WHAT THE EXERCISE ASKS: Quote from the first line below through the line that contains "var yTickLabels = [0,5,10,15,20,25];", both included, and leave the pictures out.

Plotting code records
-.-.-

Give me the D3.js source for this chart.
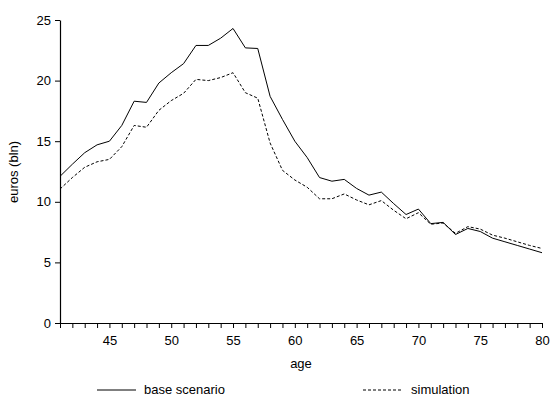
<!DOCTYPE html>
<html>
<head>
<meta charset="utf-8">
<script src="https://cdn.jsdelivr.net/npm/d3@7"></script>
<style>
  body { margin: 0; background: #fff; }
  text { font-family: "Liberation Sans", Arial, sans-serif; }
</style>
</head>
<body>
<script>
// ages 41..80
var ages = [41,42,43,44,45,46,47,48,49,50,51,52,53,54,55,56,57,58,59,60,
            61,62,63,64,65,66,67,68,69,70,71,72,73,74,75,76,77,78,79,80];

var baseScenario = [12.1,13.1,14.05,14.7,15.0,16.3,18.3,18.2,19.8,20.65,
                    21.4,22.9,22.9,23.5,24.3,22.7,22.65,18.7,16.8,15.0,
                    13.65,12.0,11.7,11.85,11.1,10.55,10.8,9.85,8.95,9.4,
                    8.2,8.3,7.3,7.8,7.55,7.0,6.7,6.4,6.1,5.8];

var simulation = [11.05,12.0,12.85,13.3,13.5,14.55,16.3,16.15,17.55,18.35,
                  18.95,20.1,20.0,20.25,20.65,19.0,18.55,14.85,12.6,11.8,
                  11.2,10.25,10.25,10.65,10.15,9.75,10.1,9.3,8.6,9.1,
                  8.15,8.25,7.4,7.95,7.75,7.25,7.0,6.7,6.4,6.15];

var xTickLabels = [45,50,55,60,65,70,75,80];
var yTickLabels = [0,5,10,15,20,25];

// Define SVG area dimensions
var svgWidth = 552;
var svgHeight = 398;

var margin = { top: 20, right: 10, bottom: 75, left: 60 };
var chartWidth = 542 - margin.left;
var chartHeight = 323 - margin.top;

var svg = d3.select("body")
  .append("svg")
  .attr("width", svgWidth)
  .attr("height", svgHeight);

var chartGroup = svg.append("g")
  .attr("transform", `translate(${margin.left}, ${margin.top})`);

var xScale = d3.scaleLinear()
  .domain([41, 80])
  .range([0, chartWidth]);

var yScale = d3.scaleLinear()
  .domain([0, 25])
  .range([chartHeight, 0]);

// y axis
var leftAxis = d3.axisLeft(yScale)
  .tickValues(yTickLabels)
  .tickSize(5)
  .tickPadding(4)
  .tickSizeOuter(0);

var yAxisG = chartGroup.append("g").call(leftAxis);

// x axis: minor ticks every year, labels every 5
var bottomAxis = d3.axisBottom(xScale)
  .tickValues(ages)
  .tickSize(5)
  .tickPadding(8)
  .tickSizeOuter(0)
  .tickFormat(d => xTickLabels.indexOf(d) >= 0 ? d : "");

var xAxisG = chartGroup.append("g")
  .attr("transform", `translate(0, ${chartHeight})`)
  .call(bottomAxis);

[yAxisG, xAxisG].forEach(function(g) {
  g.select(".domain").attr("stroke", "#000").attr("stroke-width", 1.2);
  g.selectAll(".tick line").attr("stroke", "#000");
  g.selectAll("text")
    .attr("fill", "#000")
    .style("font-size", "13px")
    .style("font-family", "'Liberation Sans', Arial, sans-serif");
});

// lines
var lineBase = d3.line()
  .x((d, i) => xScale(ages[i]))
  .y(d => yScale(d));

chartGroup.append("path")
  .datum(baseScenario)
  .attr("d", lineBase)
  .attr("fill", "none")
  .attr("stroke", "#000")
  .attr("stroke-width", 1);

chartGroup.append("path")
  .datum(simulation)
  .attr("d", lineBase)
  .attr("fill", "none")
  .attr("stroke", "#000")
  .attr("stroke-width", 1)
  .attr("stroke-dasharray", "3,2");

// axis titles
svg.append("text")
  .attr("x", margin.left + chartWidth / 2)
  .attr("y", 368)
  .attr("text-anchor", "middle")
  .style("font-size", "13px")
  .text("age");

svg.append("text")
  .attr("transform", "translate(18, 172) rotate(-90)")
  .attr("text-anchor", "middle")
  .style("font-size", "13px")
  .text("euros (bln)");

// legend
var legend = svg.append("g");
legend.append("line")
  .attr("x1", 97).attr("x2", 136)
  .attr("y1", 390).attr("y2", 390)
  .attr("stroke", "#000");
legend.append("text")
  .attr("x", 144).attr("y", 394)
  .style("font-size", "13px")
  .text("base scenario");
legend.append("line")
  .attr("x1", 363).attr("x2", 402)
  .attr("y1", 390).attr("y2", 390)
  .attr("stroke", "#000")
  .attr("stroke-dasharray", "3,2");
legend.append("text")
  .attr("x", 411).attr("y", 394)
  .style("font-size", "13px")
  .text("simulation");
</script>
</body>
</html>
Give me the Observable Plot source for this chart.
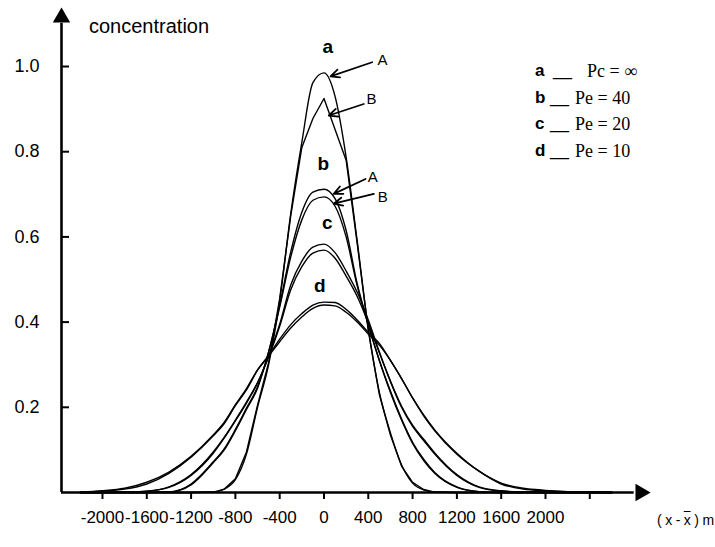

-.-.-

RESPONSE BELOW:
Give me the D3.js source for this chart.
<!DOCTYPE html>
<html>
<head>
<meta charset="utf-8">
<script src="https://cdn.jsdelivr.net/npm/d3@7"></script>
<style>
  body { margin: 0; background: #fff; }
  text { font-family: "Liberation Sans", Arial, sans-serif; }
</style>
</head>
<body>
<script>
// ages 41..80
var ages = [41,42,43,44,45,46,47,48,49,50,51,52,53,54,55,56,57,58,59,60,
            61,62,63,64,65,66,67,68,69,70,71,72,73,74,75,76,77,78,79,80];

var baseScenario = [12.1,13.1,14.05,14.7,15.0,16.3,18.3,18.2,19.8,20.65,
                    21.4,22.9,22.9,23.5,24.3,22.7,22.65,18.7,16.8,15.0,
                    13.65,12.0,11.7,11.85,11.1,10.55,10.8,9.85,8.95,9.4,
                    8.2,8.3,7.3,7.8,7.55,7.0,6.7,6.4,6.1,5.8];

var simulation = [11.05,12.0,12.85,13.3,13.5,14.55,16.3,16.15,17.55,18.35,
                  18.95,20.1,20.0,20.25,20.65,19.0,18.55,14.85,12.6,11.8,
                  11.2,10.25,10.25,10.65,10.15,9.75,10.1,9.3,8.6,9.1,
                  8.15,8.25,7.4,7.95,7.75,7.25,7.0,6.7,6.4,6.15];

var xTickLabels = [45,50,55,60,65,70,75,80];
var yTickLabels = [0,5,10,15,20,25];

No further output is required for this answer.